Usually I'm able to find the answers to my dilemmas pretty quickly on this site but perhaps this problem requires a more specific touch;
I have a ~50 million long unicode string I download from a Tektronix Oscilloscope. Getting this assigned is a pain in a** for memory (sys.getsizeof() reports ~100 MB)

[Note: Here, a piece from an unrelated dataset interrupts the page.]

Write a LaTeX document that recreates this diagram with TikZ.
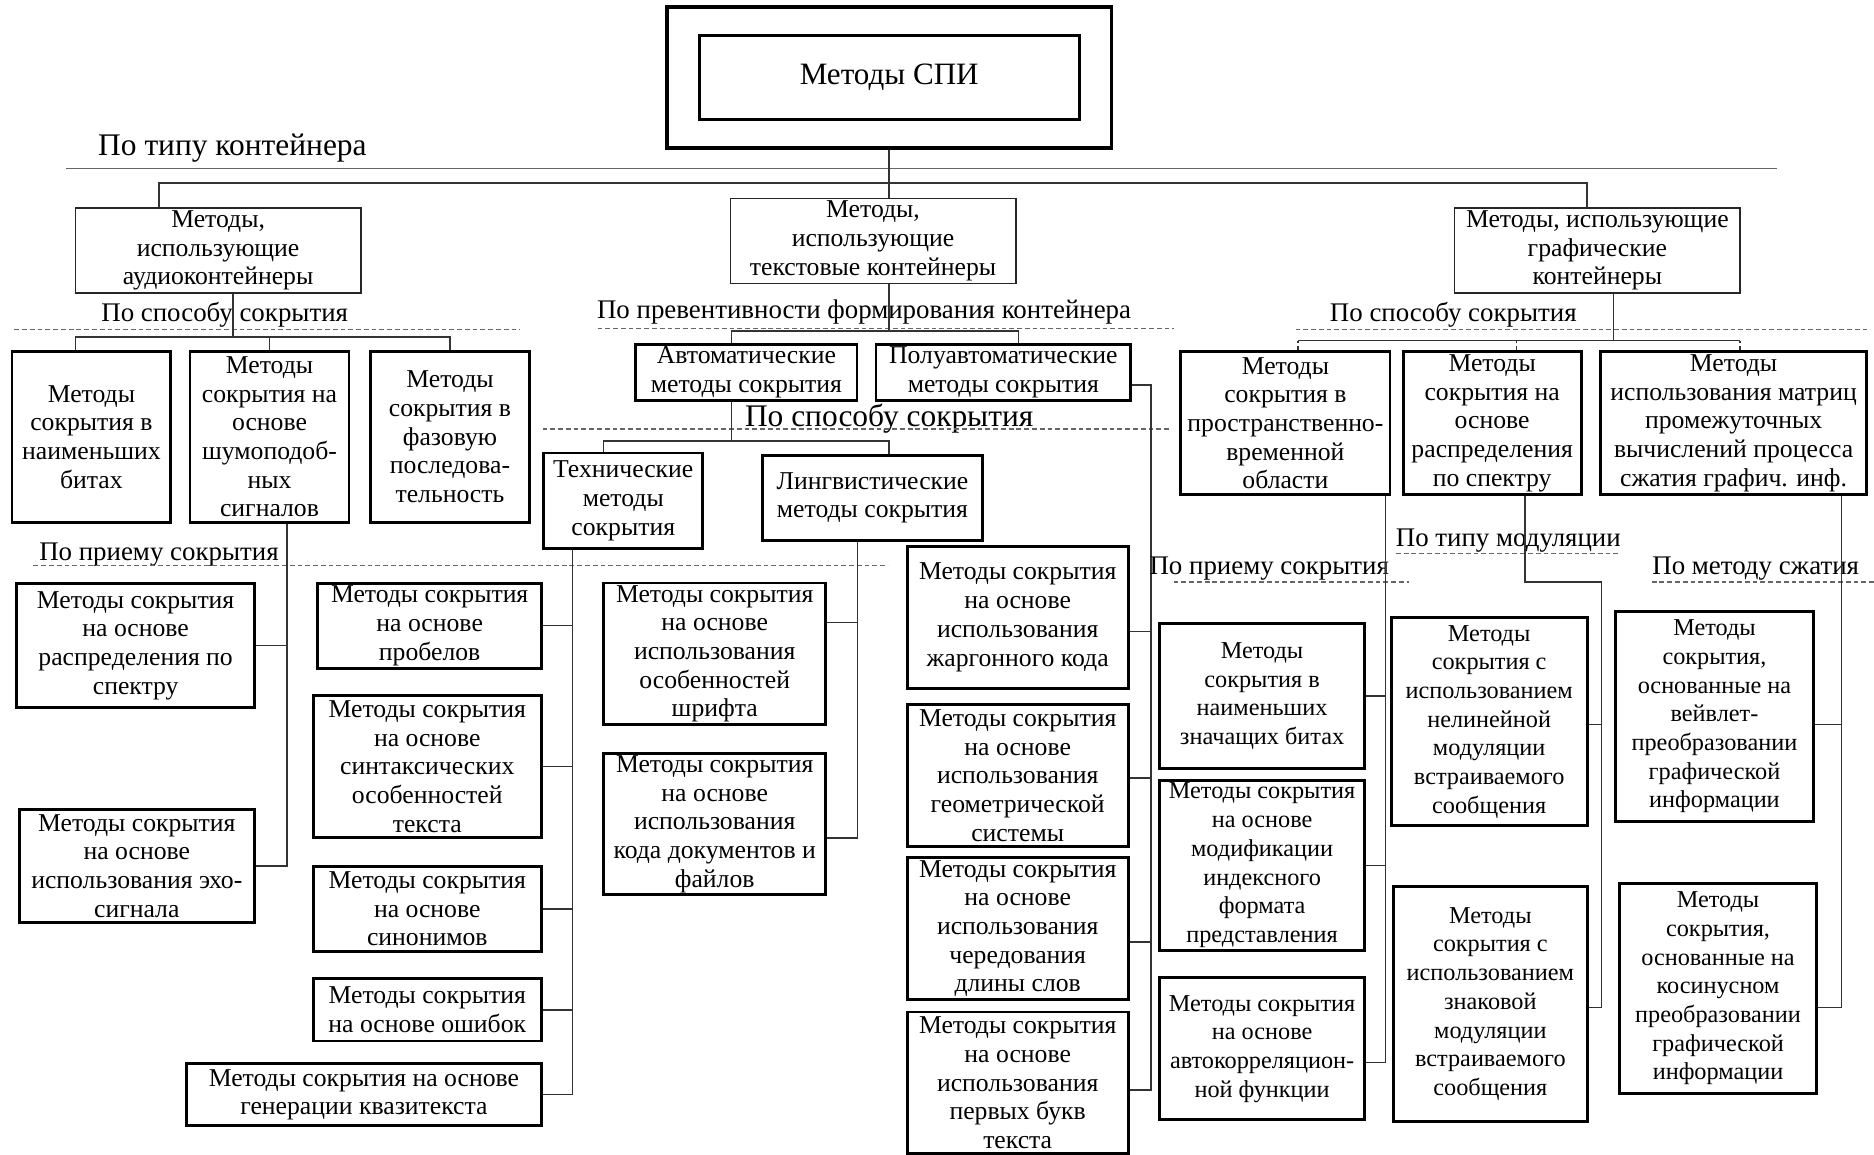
\documentclass[tikz,border=0pt]{standalone}
\usepackage{fontspec}
\setmainfont{Liberation Serif}

\begin{document}
\begin{tikzpicture}[x=1pt,y=-1pt]
  \tikzstyle{every node}=[font=\fontsize{21.5}{24}\selectfont]
  \tikzstyle{bbox}=[draw, line width=2.4pt, inner sep=0pt, align=center]
  \tikzstyle{tbox}=[draw=black!85, line width=1.2pt, inner sep=0pt, align=center, minimum width=239pt, minimum height=71pt]
  \tikzstyle{lbl}=[inner sep=0pt, font=\fontsize{22.5}{26}\selectfont]
  \tikzstyle{biglbl}=[inner sep=0pt, font=\fontsize{26.3}{30}\selectfont]
  \tikzstyle{narrow}=[font=\fontsize{20.3}{24}\selectfont]
  \tikzstyle{link}=[line width=1.2pt, black!80]
  \tikzstyle{sep}=[line width=1pt, black!60, dash pattern=on 4pt off 2.5pt]
  \useasboundingbox (0,0) rectangle (1568,966);

  % root
  \node[bbox, line width=3pt, minimum width=372pt, minimum height=118pt] (spi) at (744,65) {};
  \node[bbox, minimum width=318pt, minimum height=70pt, font=\fontsize{26}{30}\selectfont] (spiin) at (744,65) {Методы СПИ};
  \node[biglbl, anchor=west] (tiplbl) at (82,124) {По типу контейнера};
  \draw[line width=1pt, black!60] (55,141) -- (1487,141);

  % containers
  \node[tbox] (aud) at (182.5,209.5) {Методы,\\ использующие\\ аудиоконтейнеры};
  \node[tbox] (txt) at (730.5,201.5) {Методы,\\ использующие\\ текстовые контейнеры};
  \node[tbox] (gra) at (1336.5,209.5) {Методы, использующие\\ графические\\ контейнеры};
  \coordinate (bus0) at (744,153);
  \draw[link] (spi.south) -- (spi.south |- txt.north);
  \draw[link] ([xshift=-49.5pt]aud.north) |- (bus0) -| ([xshift=-8.5pt]gra.north);

  % audio
  \node[lbl] (audlbl) at (188,263) {По способу сокрытия};
  \draw[sep] (12,276) -- (435,276);
  \tikzstyle{abox}=[bbox, minimum width=133pt, minimum height=143pt]
  \node[abox] (a1) at (76.5,365.5) {Методы\\ сокрытия в\\ наименьших\\ битах};
  \node[abox] (a2) at (225.5,365.5) {Методы\\ сокрытия на\\ основе\\ шумоподоб-\\ ных\\ сигналов};
  \node[abox] (a3) at (376.5,365.5) {Методы\\ сокрытия в\\ фазовую\\ последова-\\ тельность};
  \coordinate (abus) at (195,282);
  \draw[link] ([xshift=12.5pt]aud.south) -- (abus);
  \draw[link] ([xshift=-13.5pt]a1.north) |- (abus) -| (a3.north);
  \draw[link] (a2.north) -- (a2.north |- abus);
  \node[lbl] (prlbl) at (133,464) {По приему сокрытия};
  \draw[sep] (28,473) -- (743,473);
  \node[bbox, minimum width=199pt, minimum height=104pt] (b1) at (113.5,540) {Методы сокрытия\\ на основе\\ распределения по\\ спектру};
  \node[bbox, minimum width=197pt, minimum height=95pt] (b2) at (114.5,724.5) {Методы сокрытия\\ на основе\\ использования эхо-\\ сигнала};
  \draw[link] ([xshift=14.5pt]a2.south) |- (b2.east);
  \draw[link] (b1.east) -- (b1.east -| 240,0);

  % text
  \node[lbl] (prevlbl) at (723,261) {По превентивности формирования контейнера};
  \draw[sep] (500,275) -- (982,275);
  \node[bbox, minimum width=185pt, minimum height=47pt] (auto) at (624.5,311.5) {Автоматические\\ методы сокрытия};
  \node[bbox, minimum width=213pt, minimum height=47pt] (semi) at (839.5,311.5) {Полуавтоматические\\ методы сокрытия};
  \coordinate (tbus) at (744,277);
  \draw[link] ([xshift=13.5pt]txt.south) -- (tbus);
  \draw[link] ([xshift=-12.5pt]auto.north) |- (tbus) -| ([xshift=12.5pt]semi.north);

  \node[biglbl] (sposlbl) at (744,350) {По способу сокрытия};
  \draw[sep] (454,359) -- (980,359);
  \node[bbox, minimum width=133pt, minimum height=80pt] (tech) at (521.5,419) {Технические\\ методы\\ сокрытия};
  \node[bbox, minimum width=184pt, minimum height=71pt] (ling) at (730,416.5) {Лингвистические\\ методы сокрытия};
  \coordinate (sbus) at (612,369);
  \draw[link] ([xshift=-12.5pt]auto.south) -- (sbus);
  \draw[link] ([xshift=-16.5pt]tech.north) |- (sbus) -| ([xshift=14pt]ling.north);

  \tikzstyle{tcol}=[bbox, minimum width=191pt]
  \node[tcol, minimum width=187pt, minimum height=71pt] (t1) at (359.5,523.5) {Методы сокрытия\\ на основе\\ пробелов};
  \node[tcol, minimum height=119pt] (t2) at (357.5,641.5) {Методы сокрытия\\ на основе\\ синтаксических\\ особенностей\\ текста};
  \node[tcol, minimum height=71pt] (t3) at (357.5,760.5) {Методы сокрытия\\ на основе\\ синонимов};
  \node[tcol, minimum height=52pt] (t4) at (357.5,845) {Методы сокрытия\\ на основе ошибок};
  \node[tcol, minimum width=297pt, minimum height=52pt] (t5) at (304.5,916) {Методы сокрытия на основе\\ генерации квазитекста};
  \coordinate (tv) at ([xshift=-42.5pt]tech.south);
  \draw[link] (tv) |- (t5.east);
  \foreach \n in {t1,t2,t3,t4}
    \draw[link] (\n.east) -- (\n.east -| tv);

  \tikzstyle{lcol}=[bbox, minimum width=186pt, minimum height=118.5pt]
  \node[lcol] (l1) at (598,547) {Методы сокрытия\\ на основе\\ использования\\ особенностей\\ шрифта};
  \node[lcol] (l2) at (598,689.5) {Методы сокрытия\\ на основе\\ использования\\ кода документов и\\ файлов};
  \coordinate (lv) at ([xshift=-12.5pt]ling.south);
  \draw[link] (lv) |- ([yshift=-11.5pt]l2.east);
  \draw[link] ([yshift=26pt]l1.east) -- ([yshift=26pt]l1.east -| lv);

  \tikzstyle{jcol}=[bbox, minimum width=185pt, minimum height=118.5pt]
  \node[jcol] (j1) at (851.5,516.5) {Методы сокрытия\\ на основе\\ использования\\ жаргонного кода};
  \node[jcol] (j2) at (851.5,649) {Методы сокрытия\\ на основе\\ использования\\ геометрической\\ системы};
  \node[jcol] (j3) at (851.5,777) {Методы сокрытия\\ на основе\\ использования\\ чередования\\ длины слов};
  \node[jcol] (j4) at (851.5,906) {Методы сокрытия\\ на основе\\ использования\\ первых букв\\ текста};
  \coordinate (sv) at (963,912);
  \draw[link] ([yshift=-10.5pt]semi.east) -| (sv) -- ([yshift=-6pt]j4.east);
  \draw[link] ([yshift=-12pt]j1.east) -- ([yshift=-12pt]j1.east -| sv);
  \draw[link] ([yshift=-2pt]j2.east) -- ([yshift=-2pt]j2.east -| sv);
  \draw[link] ([yshift=-11pt]j3.east) -- ([yshift=-11pt]j3.east -| sv);

  % graphic
  \node[lbl] (gralbl) at (1216,263) {По способу сокрытия};
  \draw[sep] (1084,276) -- (1564,276);
  \tikzstyle{gbox}=[bbox, minimum height=120pt]
  \node[gbox, minimum width=175pt] (g1) at (1075.5,354) {Методы\\ сокрытия в\\ пространственно-\\ временной\\ области};
  \node[gbox, minimum width=149pt] (g2) at (1248.5,354) {Методы\\ сокрытия на\\ основе\\ распределения\\ по спектру};
  \node[gbox, minimum width=223pt] (g3) at (1450.5,354) {Методы\\ использования матриц\\ промежуточных\\ вычислений процесса\\ сжатия графич. инф.};
  \coordinate (gbus) at (1350,285);
  \draw[link] ([xshift=13.5pt]gra.south) -- (gbus);
  \draw[link] ([xshift=10.5pt]g1.north |- gbus) -- ([xshift=5.5pt]g3.north |- gbus);
  \draw[link, dashed] ([xshift=10.5pt]g1.north) -- ([xshift=10.5pt]g1.north |- gbus);
  \draw[link, dashed] ([xshift=20.5pt]g2.north) -- ([xshift=20.5pt]g2.north |- gbus);
  \draw[link, dashed] ([xshift=5.5pt]g3.north) -- ([xshift=5.5pt]g3.north |- gbus);

  \node[lbl] (prlbl2) at (1062,476) {По приему сокрытия};
  \draw[sep] (982,487) -- (1179,487);
  \tikzstyle{pcol}=[bbox, narrow, minimum width=172pt]
  \node[pcol, minimum height=121pt] (p1) at (1056,582.5) {Методы\\ сокрытия в\\ наименьших\\ значащих битах};
  \node[pcol, minimum height=142pt] (p2) at (1056,724) {Методы сокрытия\\ на основе\\ модификации\\ индексного\\ формата\\ представления};
  \node[pcol, minimum height=119pt] (p3) at (1056,877.5) {Методы сокрытия\\ на основе\\ автокорреляцион-\\ ной функции};
  \coordinate (pv) at ([xshift=-5pt]g1.south east);
  \draw[link] (pv) |- ([yshift=-11.5pt]p3.east);
  \foreach \n in {p1,p2}
    \draw[link] (\n.east) -- (\n.east -| pv);

  \node[lbl] (modlbl) at (1262,452) {По типу модуляции};
  \draw[sep] (1168,463) -- (1356,463);
  \node[bbox, narrow, minimum width=164pt, minimum height=174pt] (m1) at (1246,604) {Методы\\ сокрытия с\\ использованием\\ нелинейной\\ модуляции\\ встраиваемого\\ сообщения};
  \node[bbox, narrow, minimum width=162pt, minimum height=196pt] (m2) at (1247,840) {Методы\\ сокрытия с\\ использованием\\ знаковой\\ модуляции\\ встраиваемого\\ сообщения};
  \coordinate (mv) at (1340,487);
  \draw[link] ([xshift=27.5pt]g2.south) |- (mv) |- ([yshift=-3pt]m2.east);
  \draw[link] ([yshift=-2pt]m1.east) -- ([yshift=-2pt]m1.east -| mv);

  \node[lbl] (cmplbl) at (1469,476) {По методу сжатия};
  \draw[sep] (1382,487) -- (1568,487);
  \tikzstyle{ccol}=[bbox, narrow, minimum width=165pt, minimum height=175.5pt]
  \node[ccol] (c1) at (1434.5,599.5) {Методы\\ сокрытия,\\ основанные на\\ вейвлет-\\ преобразовании\\ графической\\ информации};
  \node[ccol] (c2) at (1437.5,827) {Методы\\ сокрытия,\\ основанные на\\ косинусном\\ преобразовании\\ графической\\ информации};
  \coordinate (cv) at ([xshift=90.5pt]g3.south);
  \draw[link] (cv) |- ([yshift=-16pt]c2.east);
  \draw[link] ([yshift=-6.5pt]c1.east) -- ([yshift=-6.5pt]c1.east -| cv);
\end{tikzpicture}
\end{document}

The problem lies in that I need to turn this into a CSV so that I can grab 10,000 of the 10 million Comma Sep Values (this is fixed)... 1) I have tried split(",") method, using this, the RAM usage on the python kernel SPIKES another 300 MB....BUT the process is VERY efficient (except when I loop this ~100 times in one routine...somewhere between iterations 40-50, the kernel spits back a memory error.) 2) I wrote my own script that after downloading the absurdly long string, scans the the number of commas until I see 10,000 and stops, turning all the values between the commas into floats and populating an np array. This is pretty efficient from a memory usage perspective (from before importing file to after running script, memory usage only changes by 150MB.) However it is MUCH slower, and usually results in a kernel crash shortly after completion of the 100x loops.
Below is the code used to process this file, and if you PM me, I can send you a copy of the string for experimenting (however I'm sure it may be easier to generate one)

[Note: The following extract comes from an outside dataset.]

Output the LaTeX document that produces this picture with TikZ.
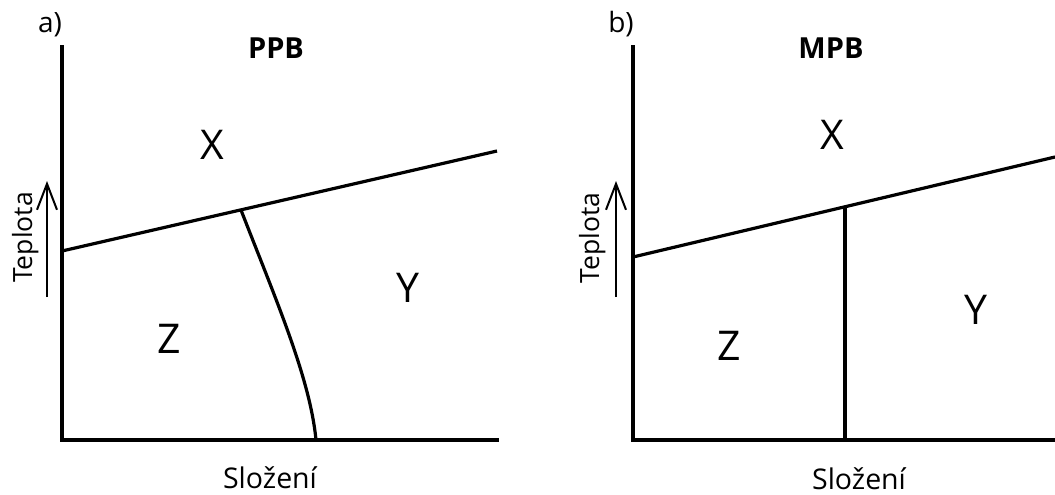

Code 1 (using split() method)
PPStrace = PPSinst.query('CURV?')
PPStrace = PPStrace.split(',')
PPSvals = []
for iii in range(len(PPStrace)): #does some algebra to values
PPStrace[iii] = ((float(PPStrace[iii]))-yoff)*ymult+yzero
maxes=np.empty(shape=(0,0))
iters=int(samples/1000)
for i in range(1000): #looks for max value in 10,000 sample increments, adds to "maxes"
print i
maxes = np.append(maxes,max(PPStrace[i*iters:(i+1)*iters]))

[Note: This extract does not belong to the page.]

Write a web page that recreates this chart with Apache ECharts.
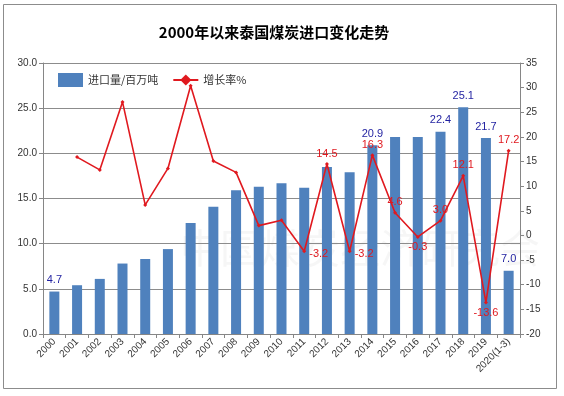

PPS = 100*np.std(maxes)/np.mean(maxes)
print PPS," % PPS Noise"
Code 2 (self generated script);
PPStrace = PPSinst.query('CURV?')
walkerR=1
walkerL=0
length=len(PPStrace)
maxes=np.empty(shape=(0,0))
iters=int(samples/1000) #samples is 10 million, iters then is 10000
for i in range(1000):
sample=[] #initialize 10k sample list
commas=0 #commas are 0
while commas<iters: #if the number of commas found is less than 10,000, keep adding values to sample
while PPStrace[walkerR]!=unicode(","):#indexes commas for value extraction
walkerR+=1
if walkerR==length:
break
sample.append((float(str(PPStrace[walkerL:walkerR]))-yoff)*ymult+yzero)#add value between commas to sample list
walkerL=walkerR+1
walkerR+=1
commas+=1
maxes=np.append(maxes,max(sample))
PPS = 100*np.std(maxes)/np.mean(maxes)
print PPS,"% PPS Noise"
Also tried Pandas Dataframe with StringIO for CSV conversion. That thing gets memory error just trying to read it into a frame.
I am thinking the solution would be to load this into a SQL table and then pull CSV in 10,000 sample chunks (which is intended purpose of the script). But I would love to not do this!
Thanks for all your help guys!